Mit dem Ende des Ost-West Konflikts sind die Beziehungen zwischen den USA und China in eine neue Phase eingetreten. Sie sind nicht mehr primär beherrscht von übergreifenden weltpolitischen Erwägungen, die sich entweder auf den europäischen Imperialismus bezogen oder sich in eine Konstellation konkurrierender ideologischer Blöcke eingeordnet hatten. Das Verhältnis, wie es sich seit 1990 zwischen beiden Staaten entwickelt, ist sowohl geprägt von wachsender wechselseitiger Abhängigkeit in den Wirtschaftsbeziehungen als auch von grundlegenden Differenzen in völkerrechtlichen Fragen.

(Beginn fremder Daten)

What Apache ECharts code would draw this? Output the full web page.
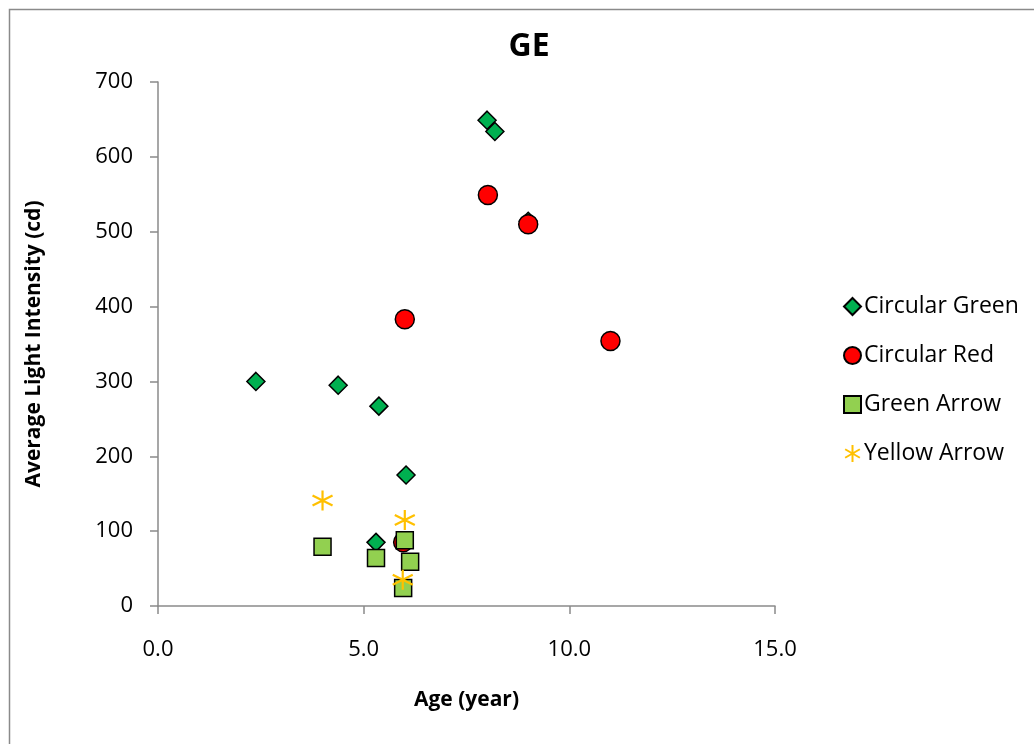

Regierungen in Washington und Peking haben zu unterschiedlichen Zeitpunkten sowohl ihre Freundschaft bekundet und eine „strategische Partnerschaft“ beider Länder in Aussicht gestellt, als auch tiefes Misstrauen über die Absichten des jeweils anderen zum Ausdruck gebracht und dessen Verhalten öffentlich vehement kritisiert. Ein einheitliches Muster von Freundschaft, Rivalität oder Feindschaft zeichnet sich bislang nicht ab. Im Seminar werden wir deshalb zwischen vier verschiedenen Problemfeldern amerikanisch-chinesischer Beziehungen unterscheiden, die gemeinhin mit den Oberbegriffen regionale Sicherheit, Völkerrecht, Menschenrechte und Wirtschaftsbeziehungen bezeichnet werden. In jedem dieser Problemfelder werden wir uns mit einem prominenten Konflikt zwischen beiden Ländern beschäftigen, indem wir jeweils eine amerikanische und eine chinesische Lesart diskutieren. Vor dem Hintergrund dieser Diskussion von Einzelfällen werden wir dann in den letzten drei Sitzungen konkurrierende theoretische Deutungen vergleichen und die darin formulierten Szenarien für die zukünftige Entwicklung amerikanisch-chinesischer Beziehungen kritisch prüfen. Da der überwiegende Teil der Literatur in englischer Sprache verfasst ist, müssen dementsprechende Grundkenntnisse vorausgesetzt werden sowie die Bereitschaft zur Lektüre englischsprachiger Texte vorhanden sein.